In church this past Sunday, we sang the wonderful song of the black experience in the United States:

Lift every voice and sing, ‘till earth and heaven ring,
ring with the harmonies of Liberty.
Let our rejoicing rise high as the listening skies;
let it resound loud as the rolling sea.

I don’t recall when I first heard this hymn, but I know our little church in North Carolina has sung it three times in the last nine months. I predict we will need to sing it much more in the days and years ahead.

James Weldon Johnson, the celebrated American poet, wrote the lyrics in 1900 and his younger brother John Rosamond Johnson put it to music five years later. It is sometimes referred to as the Black National Anthem.

“Stony the road we trod” are the words that open the second verse.

They refer not only to the Middle Passage (when people were carried against their will from Africa to North America) and to their American Slavery (when people were denied every right and responsibility from 1619 to 1865), but also to the Sorrowful Retreat from the three amendments to the U. S. Constitution that followed the Civil War.

That retreat consisted of this: after military victory had been won, slaves declared free, laws enacted that guaranteed opportunity, and schools and churches founded for the advancement of colored people, the reaction set in. It was too much change, too much progress, too much freedom for a whole swath of the American population.

Powerful people, with legal, political, and religious consent, responded to this Reconstruction of the South with a movement of their own. This conservative reaction negated much that had been won, cancelled out many of the freedoms and opportunities newly enjoyed by so many Americans, and ushered in a long, sad, and stony road for the whole nation.

Almost one hundred years of segregation, denigration, and marginalization of Black people created the world into which I was born in 1950.

Poverty, danger, and death marked the period. Lynching was common. Denial of rights ubiquitous. It was a long weary walk back down that stony road.

Now we face another such walk.

During the 72 years of my life, segregation was declared illegal, the right to privacy was enshrined in law, barriers to the ballot box were removed, contraception and sexual activity were ruled the rights of adults, marriage was allowed across racial and gender lines, and time and time again the freedom to speak, vote, and serve were defended at the highest levels.

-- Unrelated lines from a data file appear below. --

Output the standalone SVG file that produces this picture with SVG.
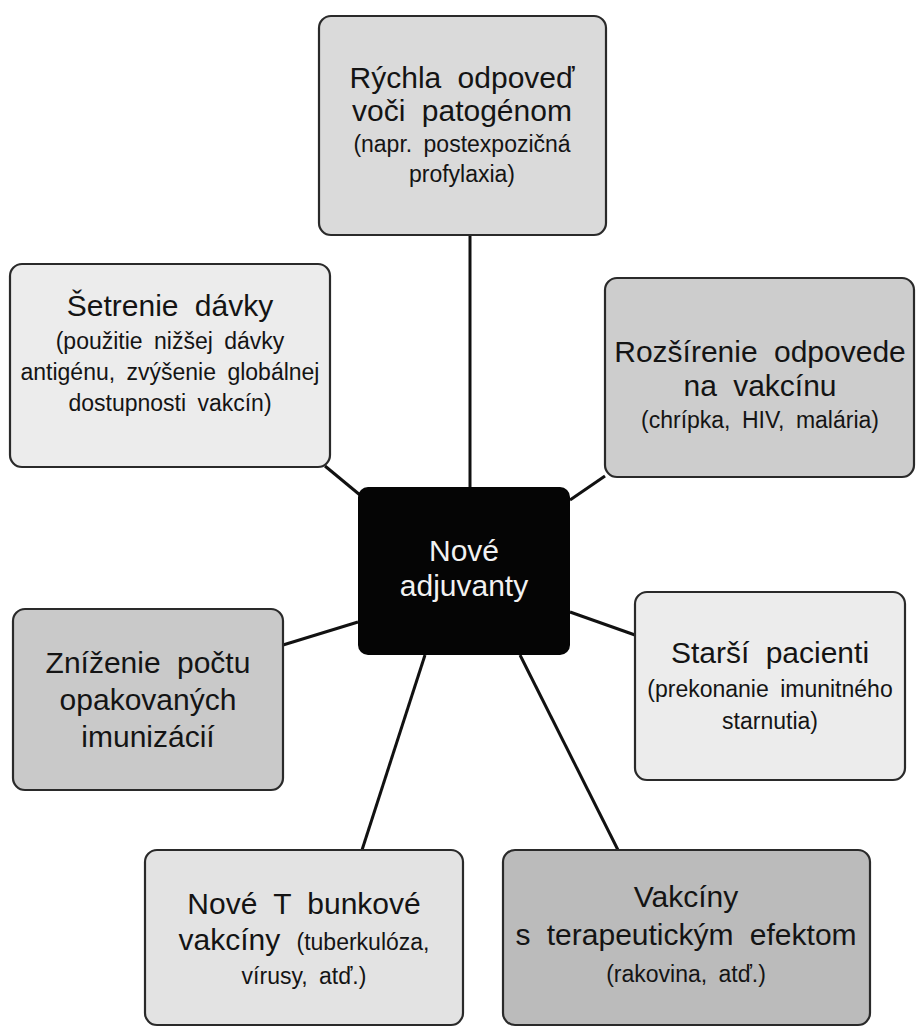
<svg xmlns="http://www.w3.org/2000/svg" width="917" height="1031" viewBox="0 0 917 1031">
<style>
.box{stroke:#2a2a2a;stroke-width:2.2}
.t{font-family:"Liberation Sans",Arial,sans-serif;font-size:30px;fill:#141414;text-anchor:middle;word-spacing:8px}
.s{font-family:"Liberation Sans",Arial,sans-serif;font-size:23px;fill:#141414;text-anchor:middle;word-spacing:5px}
.c{font-family:"Liberation Sans",Arial,sans-serif;font-size:30px;fill:#f2f2f2;text-anchor:middle}
.ln{stroke:#111;stroke-width:3;fill:none}
</style>
<rect width="917" height="1031" fill="#ffffff"/>
<g id="connectors">
<line class="ln" x1="470" y1="235" x2="470" y2="487"/>
<line class="ln" x1="325" y1="466" x2="360" y2="495"/>
<line class="ln" x1="605" y1="476" x2="570" y2="500"/>
<line class="ln" x1="283" y1="645" x2="358" y2="622"/>
<line class="ln" x1="570" y1="612" x2="635" y2="635"/>
<line class="ln" x1="425" y1="655" x2="362" y2="850"/>
<line class="ln" x1="520" y1="655" x2="618" y2="850"/>
</g>
<g id="node-top">
<rect class="box" x="319" y="16" width="287" height="219" rx="12" fill="#dadada"/>
<text class="t" x="462" y="88">Rýchla odpoveď</text>
<text class="t" x="462" y="121">voči patogénom</text>
<text class="s" x="462" y="152">(napr. postexpozičná</text>
<text class="s" x="462" y="182">profylaxia)</text>
</g>
<g id="node-setrenie">
<rect class="box" x="10" y="264" width="320" height="203" rx="12" fill="#ececec"/>
<text class="t" x="170" y="316">Šetrenie dávky</text>
<text class="s" x="170" y="349">(použitie nižšej dávky</text>
<text class="s" x="170" y="380">antigénu, zvýšenie globálnej</text>
<text class="s" x="170" y="411">dostupnosti vakcín)</text>
</g>
<g id="node-rozsirenie">
<rect class="box" x="605" y="278" width="309" height="199" rx="12" fill="#cdcdcd"/>
<text class="t" x="760" y="362">Rozšírenie odpovede</text>
<text class="t" x="760" y="396">na vakcínu</text>
<text class="s" x="760" y="428">(chrípka, HIV, malária)</text>
</g>
<g id="node-center">
<rect x="358" y="487" width="212" height="168" rx="10" fill="#050505"/>
<text class="c" x="464" y="561">Nové</text>
<text class="c" x="464" y="596">adjuvanty</text>
</g>
<g id="node-znizenie">
<rect class="box" x="13" y="609" width="270" height="181" rx="12" fill="#c9c9c9"/>
<text class="t" x="148" y="673">Zníženie počtu</text>
<text class="t" x="148" y="710">opakovaných</text>
<text class="t" x="148" y="747">imunizácií</text>
</g>
<g id="node-starsi">
<rect class="box" x="635" y="592" width="270" height="188" rx="12" fill="#ececec"/>
<text class="t" x="770" y="663">Starší pacienti</text>
<text class="s" x="770" y="697">(prekonanie imunitného</text>
<text class="s" x="770" y="729">starnutia)</text>
</g>
<g id="node-tbunky">
<rect class="box" x="145" y="850" width="318" height="175" rx="12" fill="#e3e3e3"/>
<text class="t" x="304" y="914">Nové T bunkové</text>
<text class="t" x="304" y="950">vakcíny <tspan font-size="23">(tuberkulóza,</tspan></text>
<text class="s" x="304" y="984">vírusy, atď.)</text>
</g>
<g id="node-terapeuticke">
<rect class="box" x="503" y="850" width="367" height="175" rx="12" fill="#bbbbbb"/>
<text class="t" x="686" y="907">Vakcíny</text>
<text class="t" x="686" y="945">s terapeutickým efektom</text>
<text class="s" x="686" y="982">(rakovina, atď.)</text>
</g>
</svg>
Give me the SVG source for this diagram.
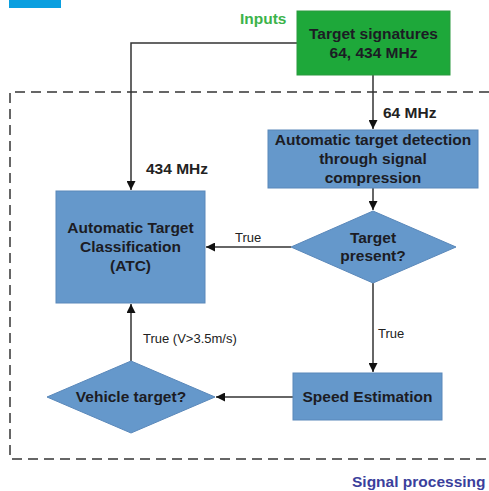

Often these measures of progress were established by the authority and power of the federal government.

But all this put in motion a counter movement, a backlash, a resentment of the worse sort.

What form did this pushback take?

First, segregation academies were formed to educate white children and youth away from the poor and the black people. Second, the culture war was launched by religious leaders to counter what they saw as the demise of their Christian way of life.

Third, the Federalist Society was formed to train a cadre of lawyers and judges who would limit the power of the federal government to overrule local and state officials. Fourth, the Republican Party swung steadily away from its tradition of enterprise, independence, and the separation of church and state to a political movement of God, guns, and anti-government anger.

Donald Trump rode this socio-political resentment to political power, and when he lost the next election, he egged on the rabble during the insurrection of January 6.

Even worse, Trump’s appointments to the Supreme Court—all from the Federalist Society—have swung the highest court into their corner of this cultural war.

The next two weeks will reveal the extent to which this modern reactionary movement will undo decades of progress on environmental controls, personal privacy, human and civil rights, gun regulation and safety, separation of church and state, and fairness in elections.

I fear another stony road lies ahead for all of us.

There are powerful interests—financial, legal, political, and religious—that wish to narrow our civil rights, undermine the privacy laws, and weaken the power of government to intervene on behalf of the weak, the poor, the refugee, the colored, the believer in any religion not popular in our country, and those who are truly marginalized from the centers of economic and political power.

Already much of this is happening, and more is coming. We will all be singing:

God of our weary years,
God of our silent tears,
Thou who has brought us thus far on the way;
Thou who has by thy might, led us into the light,
Keep us forever in the path, we pray.